• The task: Pictures stay out; everything else in the records below is copied exactly.

+++

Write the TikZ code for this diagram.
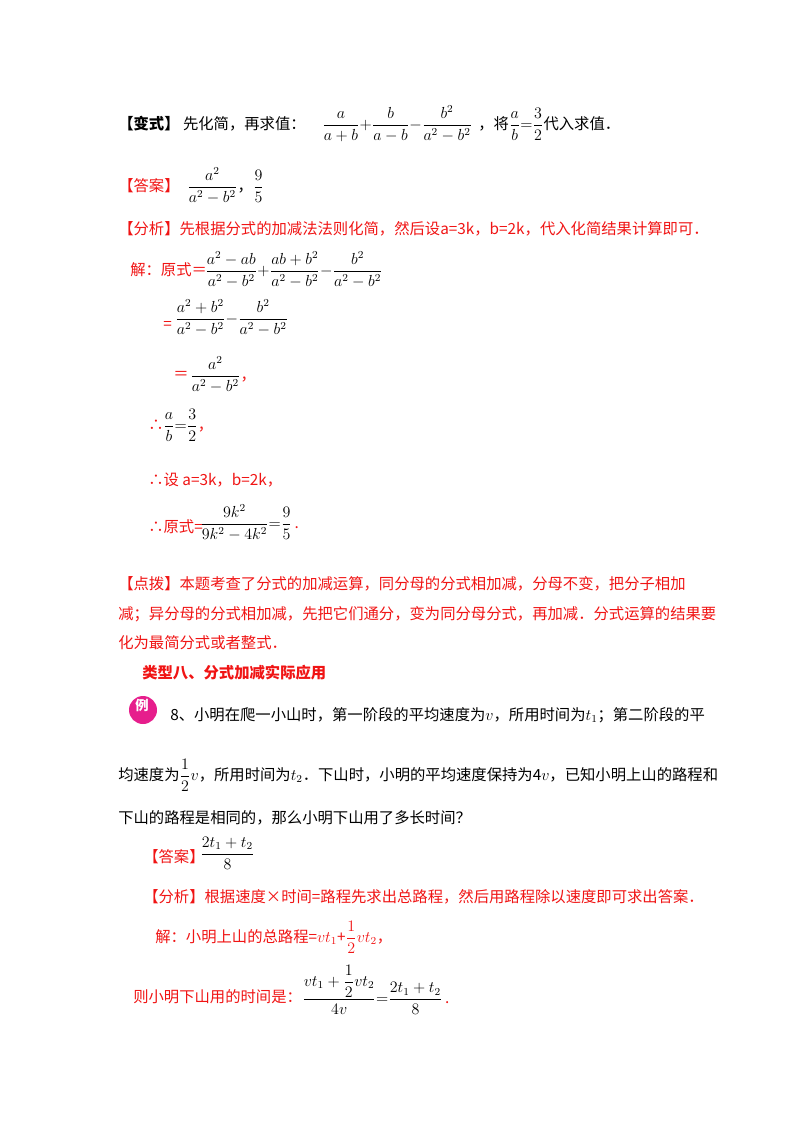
\documentclass[tikz,border=0pt]{standalone}
\usepackage{amsmath}
\usepackage{fontspec}
\setmainfont{Liberation Serif}
\newfontfamily\zh{Noto Sans CJK SC}
\definecolor{myred}{RGB}{240,20,20}
\definecolor{badge}{RGB}{230,30,140}
\newcommand{\mm}[1]{{\fontsize{12}{13}\selectfont$#1$}}
\tikzset{t/.style={anchor=west,inner sep=0pt,font=\fontsize{11.5}{13}\selectfont\zh},
 r/.style={t,text=myred}}
\begin{document}
\begin{tikzpicture}[x=0.75pt,y=-0.75pt]
\useasboundingbox (0,0) rectangle (800,1132);
\node[t] (a1) at (118,124) {\bfseries 【变式】\mdseries\ 先化简，再求值：};
\node[t] (a2) at (322,124) {\mm{\dfrac{a}{a+b}{+}\dfrac{b}{a-b}{-}\dfrac{b^2}{a^2-b^2}}};
\node[t] (a3) at (478,124) {，将\mm{\dfrac{a}{b}{=}\dfrac{3}{2}}代入求值．};
\node[r] (b1) at (118,186) {【答案】};
\node[t] (b2) at (187,186) {\mm{\dfrac{a^2}{a^2-b^2}}，\mm{\dfrac{9}{5}}};
\node[r] (c1) at (118,229) {【分析】先根据分式的加减法法则化简，然后设a=3k，b=2k，代入化简结果计算即可．};
\node[r] (d1) at (130,270) {解：原式＝};
\node[t] (d2) at (205,270) {\mm{\dfrac{a^2-ab}{a^2-b^2}{+}\dfrac{ab+b^2}{a^2-b^2}{-}\dfrac{b^2}{a^2-b^2}}};
\node[r] (e1) at (163,325) {=};
\node[t] (e2) at (175,318) {\mm{\dfrac{a^2+b^2}{a^2-b^2}{-}\dfrac{b^2}{a^2-b^2}}};
\node[r] (f1) at (173,375) {＝};
\node[t] (f2) at (190,375) {\mm{\dfrac{a^2}{a^2-b^2}}\textcolor{myred}{，}};
\node[r] (g1) at (148,425) {∴};
\node[t] (g2) at (163,425) {\mm{\dfrac{a}{b}{=}\dfrac{3}{2}}\textcolor{myred}{，}};
\node[r] (h1) at (148,480) {∴设 a=3k，b=2k，};
\node[r] (i1) at (148,527) {∴原式=};
\node[t] (i2) at (200,523) {\mm{\dfrac{9k^2}{9k^2-4k^2}{=}\dfrac{9}{5}}\,\textcolor{myred}{.}};
\node[r] (j1) at (118,584) {【点拨】本题考查了分式的加减运算，同分母的分式相加减，分母不变，把分子相加};
\node[r] (j2) at (118,614) {减；异分母的分式相加减，先把它们通分，变为同分母分式，再加减．分式运算的结果要};
\node[r] (j3) at (118,643) {化为最简分式或者整式．};
\node[r] (k1) at (142,673) {\bfseries 类型八、分式加减实际应用};
\fill[badge] (143,710) circle (14);
\node[t,text=white,font=\fontsize{10}{11}\selectfont\zh\bfseries] (bd) at (135,705) {例};
\node[t] (l1) at (170,715) {8、小明在爬一小山时，第一阶段的平均速度为\mm{v}，所用时间为\mm{t_1}；第二阶段的平};
\node[t] (l2) at (118,775) {均速度为\mm{\dfrac{1}{2}v}，所用时间为\mm{t_2}．下山时，小明的平均速度保持为4\mm{v}，已知小明上山的路程和};
\node[t] (l3) at (118,818) {下山的路程是相同的，那么小明下山用了多长时间？};
\node[r] (m1) at (143,857) {【答案】};
\node[t] (m2) at (200,853) {\mm{\dfrac{2t_1+t_2}{8}}};
\node[r] (n1) at (143,897) {【分析】根据速度×时间=路程先求出总路程，然后用路程除以速度即可求出答案．};
\node[r] (o1) at (155,937) {解：小明上山的总路程=\mm{vt_1}+\mm{\dfrac{1}{2}vt_2}，};
\node[r] (p1) at (133,997) {则小明下山用的时间是：};
\node[t] (p2) at (302,990) {\mm{\dfrac{vt_1+\dfrac{1}{2}vt_2}{4v}{=}\dfrac{2t_1+t_2}{8}}\,\textcolor{myred}{.}};
\end{tikzpicture}
\end{document}
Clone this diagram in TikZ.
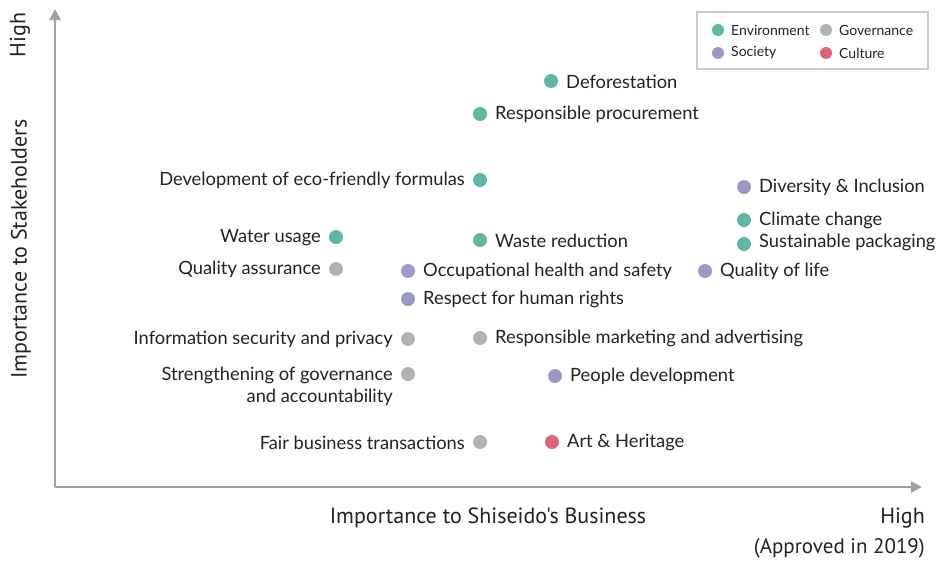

+++

• Answer for the task:
Write the TikZ code for this diagram.
\documentclass[tikz,border=0pt]{standalone}
\usepackage{amsmath}
\usepackage{fontspec}
\setmainfont{Liberation Serif}
\newfontfamily\zh{Noto Sans CJK SC}
\definecolor{myred}{RGB}{240,20,20}
\definecolor{badge}{RGB}{230,30,140}
\newcommand{\mm}[1]{{\fontsize{12}{13}\selectfont$#1$}}
\tikzset{t/.style={anchor=west,inner sep=0pt,font=\fontsize{11.5}{13}\selectfont\zh},
 r/.style={t,text=myred}}
\begin{document}
\begin{tikzpicture}[x=0.75pt,y=-0.75pt]
\useasboundingbox (0,0) rectangle (800,1132);
\node[t] (a1) at (118,124) {\bfseries 【变式】\mdseries\ 先化简，再求值：};
\node[t] (a2) at (322,124) {\mm{\dfrac{a}{a+b}{+}\dfrac{b}{a-b}{-}\dfrac{b^2}{a^2-b^2}}};
\node[t] (a3) at (478,124) {，将\mm{\dfrac{a}{b}{=}\dfrac{3}{2}}代入求值．};
\node[r] (b1) at (118,186) {【答案】};
\node[t] (b2) at (187,186) {\mm{\dfrac{a^2}{a^2-b^2}}，\mm{\dfrac{9}{5}}};
\node[r] (c1) at (118,229) {【分析】先根据分式的加减法法则化简，然后设a=3k，b=2k，代入化简结果计算即可．};
\node[r] (d1) at (130,270) {解：原式＝};
\node[t] (d2) at (205,270) {\mm{\dfrac{a^2-ab}{a^2-b^2}{+}\dfrac{ab+b^2}{a^2-b^2}{-}\dfrac{b^2}{a^2-b^2}}};
\node[r] (e1) at (163,325) {=};
\node[t] (e2) at (175,318) {\mm{\dfrac{a^2+b^2}{a^2-b^2}{-}\dfrac{b^2}{a^2-b^2}}};
\node[r] (f1) at (173,375) {＝};
\node[t] (f2) at (190,375) {\mm{\dfrac{a^2}{a^2-b^2}}\textcolor{myred}{，}};
\node[r] (g1) at (148,425) {∴};
\node[t] (g2) at (163,425) {\mm{\dfrac{a}{b}{=}\dfrac{3}{2}}\textcolor{myred}{，}};
\node[r] (h1) at (148,480) {∴设 a=3k，b=2k，};
\node[r] (i1) at (148,527) {∴原式=};
\node[t] (i2) at (200,523) {\mm{\dfrac{9k^2}{9k^2-4k^2}{=}\dfrac{9}{5}}\,\textcolor{myred}{.}};
\node[r] (j1) at (118,584) {【点拨】本题考查了分式的加减运算，同分母的分式相加减，分母不变，把分子相加};
\node[r] (j2) at (118,614) {减；异分母的分式相加减，先把它们通分，变为同分母分式，再加减．分式运算的结果要};
\node[r] (j3) at (118,643) {化为最简分式或者整式．};
\node[r] (k1) at (142,673) {\bfseries 类型八、分式加减实际应用};
\fill[badge] (143,710) circle (14);
\node[t,text=white,font=\fontsize{10}{11}\selectfont\zh\bfseries] (bd) at (135,705) {例};
\node[t] (l1) at (170,715) {8、小明在爬一小山时，第一阶段的平均速度为\mm{v}，所用时间为\mm{t_1}；第二阶段的平};
\node[t] (l2) at (118,775) {均速度为\mm{\dfrac{1}{2}v}，所用时间为\mm{t_2}．下山时，小明的平均速度保持为4\mm{v}，已知小明上山的路程和};
\node[t] (l3) at (118,818) {下山的路程是相同的，那么小明下山用了多长时间？};
\node[r] (m1) at (143,857) {【答案】};
\node[t] (m2) at (200,853) {\mm{\dfrac{2t_1+t_2}{8}}};
\node[r] (n1) at (143,897) {【分析】根据速度×时间=路程先求出总路程，然后用路程除以速度即可求出答案．};
\node[r] (o1) at (155,937) {解：小明上山的总路程=\mm{vt_1}+\mm{\dfrac{1}{2}vt_2}，};
\node[r] (p1) at (133,997) {则小明下山用的时间是：};
\node[t] (p2) at (302,990) {\mm{\dfrac{vt_1+\dfrac{1}{2}vt_2}{4v}{=}\dfrac{2t_1+t_2}{8}}\,\textcolor{myred}{.}};
\end{tikzpicture}
\end{document}
Clone this diagram in TikZ.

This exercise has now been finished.